Him: What is the most time wasting app on your phone?
Me: …I choose Dare!
Did you know statistically you’re more likely to be killed by a coconut falling from a tree than by a coconut stabbing you with a breadknife
Without background music, it’s really hard to know which emotions I’m supposed to be faking.
Parallel parking reality show. Get on that.
When you think about it, Carry On My Wayward Son is very poor parenting advice. It should be more Reign It In Douchebag You’re Upsetting Your Mom but that wouldn’t sell records I suppose.
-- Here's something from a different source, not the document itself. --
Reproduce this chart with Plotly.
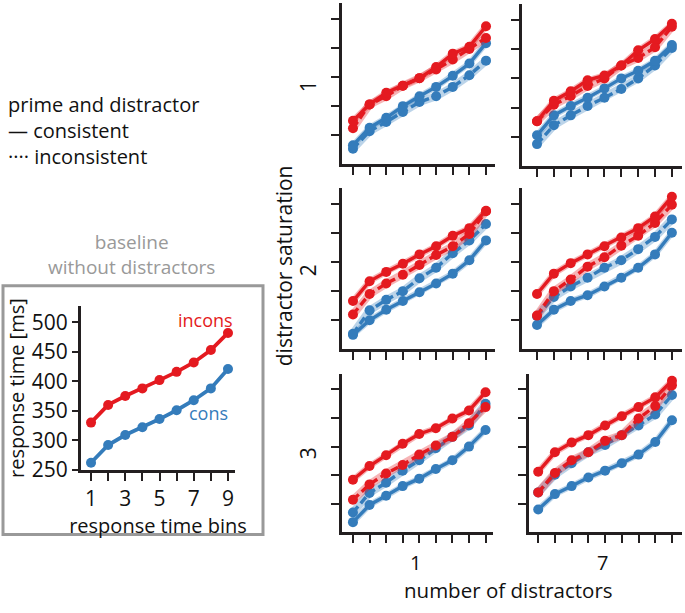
import plotly.graph_objects as go

W, H = 685, 613
FONT = "Open Sans"
RED = "rgb(228,26,32)"
BLUE = "rgb(52,124,187)"
RED_BAND = "rgba(228,26,32,0.33)"
BLUE_BAND = "rgba(52,124,187,0.33)"
AX = "#231f20"

bins = [1, 2, 3, 4, 5, 6, 7, 8, 9]

# baseline without distractors
base_incons = [330, 360, 375, 388, 402, 416, 432, 453, 482]
base_cons = [262, 292, 309, 322, 336, 351, 368, 388, 421]

# panels: (saturation, distractors) -> four series
s1_d1_inc_con = [325, 353, 373, 385, 398, 417, 440, 452, 487]
s1_d1_inc_inc = [312, 353, 367, 385, 398, 413, 430, 448, 467]
s1_d1_con_con = [283, 313, 330, 350, 367, 383, 402, 423, 458]
s1_d1_con_inc = [277, 307, 323, 340, 357, 367, 383, 403, 428]

s1_d7_inc_con = [327, 362, 378, 397, 405, 422, 448, 467, 493]
s1_d7_inc_inc = [327, 355, 370, 387, 400, 422, 435, 453, 488]
s1_d7_con_con = [303, 337, 353, 367, 383, 400, 413, 430, 457]
s1_d7_con_inc = [288, 320, 337, 353, 367, 382, 400, 422, 452]

s2_d1_inc_con = [333, 367, 383, 397, 413, 427, 445, 458, 488]
s2_d1_inc_inc = [310, 345, 363, 378, 395, 412, 427, 448, 487]
s2_d1_con_con = [275, 300, 318, 333, 348, 363, 380, 403, 437]
s2_d1_con_inc = [277, 317, 335, 350, 372, 390, 415, 437, 465]

s2_d7_inc_con = [345, 380, 398, 413, 427, 442, 458, 478, 512]
s2_d7_inc_inc = [308, 350, 370, 392, 408, 428, 445, 467, 498]
s2_d7_con_con = [292, 318, 333, 343, 358, 373, 390, 413, 450]
s2_d7_con_inc = [307, 340, 358, 373, 390, 403, 422, 443, 473]

s3_d1_inc_con = [342, 366, 385, 405, 422, 432, 449, 463, 495]
s3_d1_inc_inc = [307, 334, 353, 368, 386, 402, 417, 441, 469]
s3_d1_con_con = [268, 298, 314, 331, 344, 361, 376, 400, 429]
s3_d1_con_inc = [285, 319, 337, 358, 376, 397, 417, 437, 475]

s3_d7_inc_con = [356, 390, 407, 420, 437, 453, 469, 486, 515]
s3_d7_inc_inc = [320, 354, 376, 390, 410, 420, 449, 471, 507]
s3_d7_con_con = [290, 317, 331, 346, 358, 371, 386, 408, 446]
s3_d7_con_inc = [320, 351, 371, 390, 403, 420, 437, 456, 490]

panel_ticks = [300, 350, 400, 450, 500]
base_ticks = [250, 300, 350, 400, 450, 500]
row_labels = ["1", "2", "3"]
col_labels = ["1", "7"]

panels = [
    (s1_d1_inc_con, s1_d1_inc_inc, s1_d1_con_con, s1_d1_con_inc),
    (s1_d7_inc_con, s1_d7_inc_inc, s1_d7_con_con, s1_d7_con_inc),
    (s2_d1_inc_con, s2_d1_inc_inc, s2_d1_con_con, s2_d1_con_inc),
    (s2_d7_inc_con, s2_d7_inc_inc, s2_d7_con_con, s2_d7_con_inc),
    (s3_d1_inc_con, s3_d1_inc_inc, s3_d1_con_con, s3_d1_con_inc),
    (s3_d7_inc_con, s3_d7_inc_inc, s3_d7_con_con, s3_d7_con_inc),
]

# pixel boxes (x0, x1, ytop, ybot) and x ranges
boxes = [
    (342, 495, 3, 168, [0.34, 9.54]),
    (522, 682, 4, 170, [0.11, 9.6]),
    (342, 495, 192, 357, [0.34, 9.54]),
    (522, 682, 192, 357, [0.11, 9.6]),
    (342, 493, 382, 544, [0.34, 9.45]),
    (529, 682, 382, 544, [0.45, 9.6]),
]


def dom_x(a, b):
    return [a / W, b / W]


def dom_y(top, bot):
    return [1 - bot / H, 1 - top / H]


fig = go.Figure()


def add_series(xref, yref, y, color, band, dash):
    fig.add_trace(go.Scatter(x=bins, y=y, xaxis=xref, yaxis=yref, mode="lines",
                             line=dict(color=band, width=8 if dash else 6),
                             hoverinfo="skip", showlegend=False, cliponaxis=False))
    fig.add_trace(go.Scatter(x=bins, y=y, xaxis=xref, yaxis=yref, mode="lines+markers",
                             line=dict(color=color, width=3.4, dash="8px,4px" if dash else "solid"),
                             marker=dict(color=color, size=10),
                             showlegend=False, cliponaxis=False))


layout = {}
for i, (p, b) in enumerate(zip(panels, boxes)):
    n = i + 2
    xa, ya = f"x{n}", f"y{n}"
    inc_con, inc_inc, con_con, con_inc = p
    add_series(xa, ya, con_inc, BLUE, BLUE_BAND, True)
    add_series(xa, ya, con_con, BLUE, BLUE_BAND, False)
    add_series(xa, ya, inc_inc, RED, RED_BAND, True)
    add_series(xa, ya, inc_con, RED, RED_BAND, False)
    x0, x1, yt, yb, xr = b
    layout[f"xaxis{n}"] = dict(domain=dom_x(x0, x1), anchor=ya, range=xr,
                               tickvals=bins, showticklabels=False, ticks="outside",
                               ticklen=8, tickwidth=2.4, tickcolor=AX, showline=True,
                               linecolor=AX, linewidth=2.8, showgrid=False, zeroline=False,
                               fixedrange=True)
    layout[f"yaxis{n}"] = dict(domain=dom_y(yt, yb), anchor=xa, range=[250, 527],
                               tickvals=panel_ticks, showticklabels=False, ticks="outside",
                               ticklen=8, tickwidth=2.4, tickcolor=AX, showline=True,
                               linecolor=AX, linewidth=2.8, showgrid=False, zeroline=False,
                               fixedrange=True)

# baseline inset
fig.add_trace(go.Scatter(x=bins, y=base_cons, xaxis="x", yaxis="y", mode="lines+markers",
                         line=dict(color=BLUE, width=3.8), marker=dict(color=BLUE, size=10),
                         showlegend=False, cliponaxis=False))
fig.add_trace(go.Scatter(x=bins, y=base_incons, xaxis="x", yaxis="y", mode="lines+markers",
                         line=dict(color=RED, width=3.8), marker=dict(color=RED, size=10),
                         showlegend=False, cliponaxis=False))

layout["xaxis"] = dict(domain=dom_x(81, 235), anchor="y", range=[0.415, 9.41],
                       tickvals=bins,
                       ticktext=[str(v) if v % 2 == 1 else "" for v in bins],
                       ticks="outside", ticklen=8, tickwidth=2.4, tickcolor=AX,
                       showline=True, linecolor=AX, linewidth=2.8, showgrid=False,
                       zeroline=False, tickfont=dict(family=FONT, size=21, color="#111"),
                       title=dict(text="response time bins", standoff=0,
                                  font=dict(family=FONT, size=20, color="#111")),
                       fixedrange=True)
layout["yaxis"] = dict(domain=dom_y(313, 480), anchor="x", range=[250, 527],
                       tickvals=base_ticks, ticks="outside", ticklen=6, tickwidth=2.4,
                       tickcolor=AX, showline=True, linecolor=AX, linewidth=2.8,
                       showgrid=False, zeroline=False,
                       tickfont=dict(family=FONT, size=21, color="#111"),
                       title=dict(text="response time [ms]", standoff=2,
                                  font=dict(family=FONT, size=20, color="#111")),
                       fixedrange=True)

ann = []


def txt(x, y, s, size=18, color="#111", angle=0, xanchor="center"):
    ann.append(dict(x=x / W, y=1 - y / H, xref="paper", yref="paper", text=s,
                    showarrow=False, textangle=angle, xanchor=xanchor, yanchor="middle",
                    font=dict(family=FONT, size=size, color=color)))


txt(6, 107, "prime and distractor", 20, xanchor="left")
txt(6, 133, "— consistent", 20, xanchor="left")
txt(6, 160, "···· inconsistent", 20, xanchor="left")
txt(131, 260, "baseline<br>without distractors", 19, color="#999")
txt(205, 327, "incons", 18, color=RED)
txt(208, 422, "cons", 18, color=BLUE)
txt(284, 272, "distractor saturation", 21, angle=-90)
for lab, yy in zip(row_labels, [88, 276, 463]):
    txt(308, yy, lab, 21, angle=-90)
for lab, xx in zip(col_labels, [415, 602]):
    txt(xx, 575, lab, 20)
txt(508, 603, "number of distractors", 20.5)

shapes = [dict(type="rect", xref="paper", yref="paper", x0=3 / W, x1=263 / W,
               y0=1 - 546 / H, y1=1 - 292 / H, line=dict(color="#999", width=3))]

fig.update_layout(width=W, height=H, margin=dict(l=0, r=0, t=0, b=0),
                  plot_bgcolor="white", paper_bgcolor="white",
                  annotations=ann, shapes=shapes, showlegend=False, **layout)

fig.write_html("out.html", config={"displayModeBar": False},
               post_script="document.body.style.margin='0';document.body.style.overflow='hidden';")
I am rubber, you are glue, that guy is ketchup, this is a terrible Halloween party.
No, you’re not fat, you’re just easy to see.
Wife:
Me: (swish, swish, swish)
Wife:
Me: (swish, swish, swish)
Wife:
Me: (swish, swish, swish)
Wife: I hate your corduroys
Boyfriend: I’m home! (looks into garbage can) Hey. Did you eat like five candy bars today?
Me: AM I UNDER INVESTIGATION HERE!?*
*i did
To the person that stole my glasses.
I will find you, I have contacts.
No you shut up 😂🥳
There are two kinds of people.
Try not to be either one of them.
I will never have to admit to a mistake at work when I can blame the last person who quit
Don’t worry, millennials, every time you spell it “tho,” I say “ugh,” so it ends up being spelled right.
“WHAT DO WE WANT?”
i havent decided yet
“WHEN DO WE WANT IT?”
i still need a few more mins with the menu you are a really terrible waiter
Sometimes I stand in the shower for 10 minutes before I remember what I’m supposed to be doing. So, yes your secrets are safe with me.
true crime documentaries are like “nobody suspected the husband until they found the life insurance policy”
Friends and neighbors have been baking for me but if they really care they should just pitch in to buy me larger sweatpants.
the eldest child I nanny (she’s 5) has a game where she sits us all in a circle and gives us each a coin with a sticker on one. anyways if we flip our coin and it lands sticker-side-up we have to touch the dead bee she keeps under her bed in a tupperware.
me: ugh I’m so fat
him: babe no, it’s all in your head
me: oh great, I don’t even know any head exercises
So I met this hooker who said she’d do anything for ten bucks .
Guess who got his yard cut?
My husband and I are bonding over how much we hate our marriage therapist, so I think it’s working?
I can never say the word “rural” without sounding like Scooby Doo.
Me: I save a bunch of time by not having to tie my shoes.
Her: What do you do with the time saved?
Me: *tying my dogs shoes* Sorry, what?
We have a big clock on the wall of our living room and now my toddler, who can’t say her L’s very well, loves pointing out other “big clocks” everywhere we go
Girlfriend’s dad doesn’t like me for some reason. Doesn’t want to get rich via foolproof investment opportunity, either. Strange guy
interview tip #86
be honest when asked about yourself
[later]
interviewer: so tell me about yourself
me: not without my lawyer present
POPE: Let us all bow our heads and pray.
MICHELANGELO, from the back: Or maybe look at the ceiling.
If you don’t have any friends who have covid right now you’re blessed or you probably don’t have friends
A secret about trees is that nobody knows which are which. The most confident member of any party will simply say ‘That is a Dutch Elm’ and everybody will agree. But nobody actually knows. Nobody went to tree school. It’s a woodland grift. You stand in a copse of lies.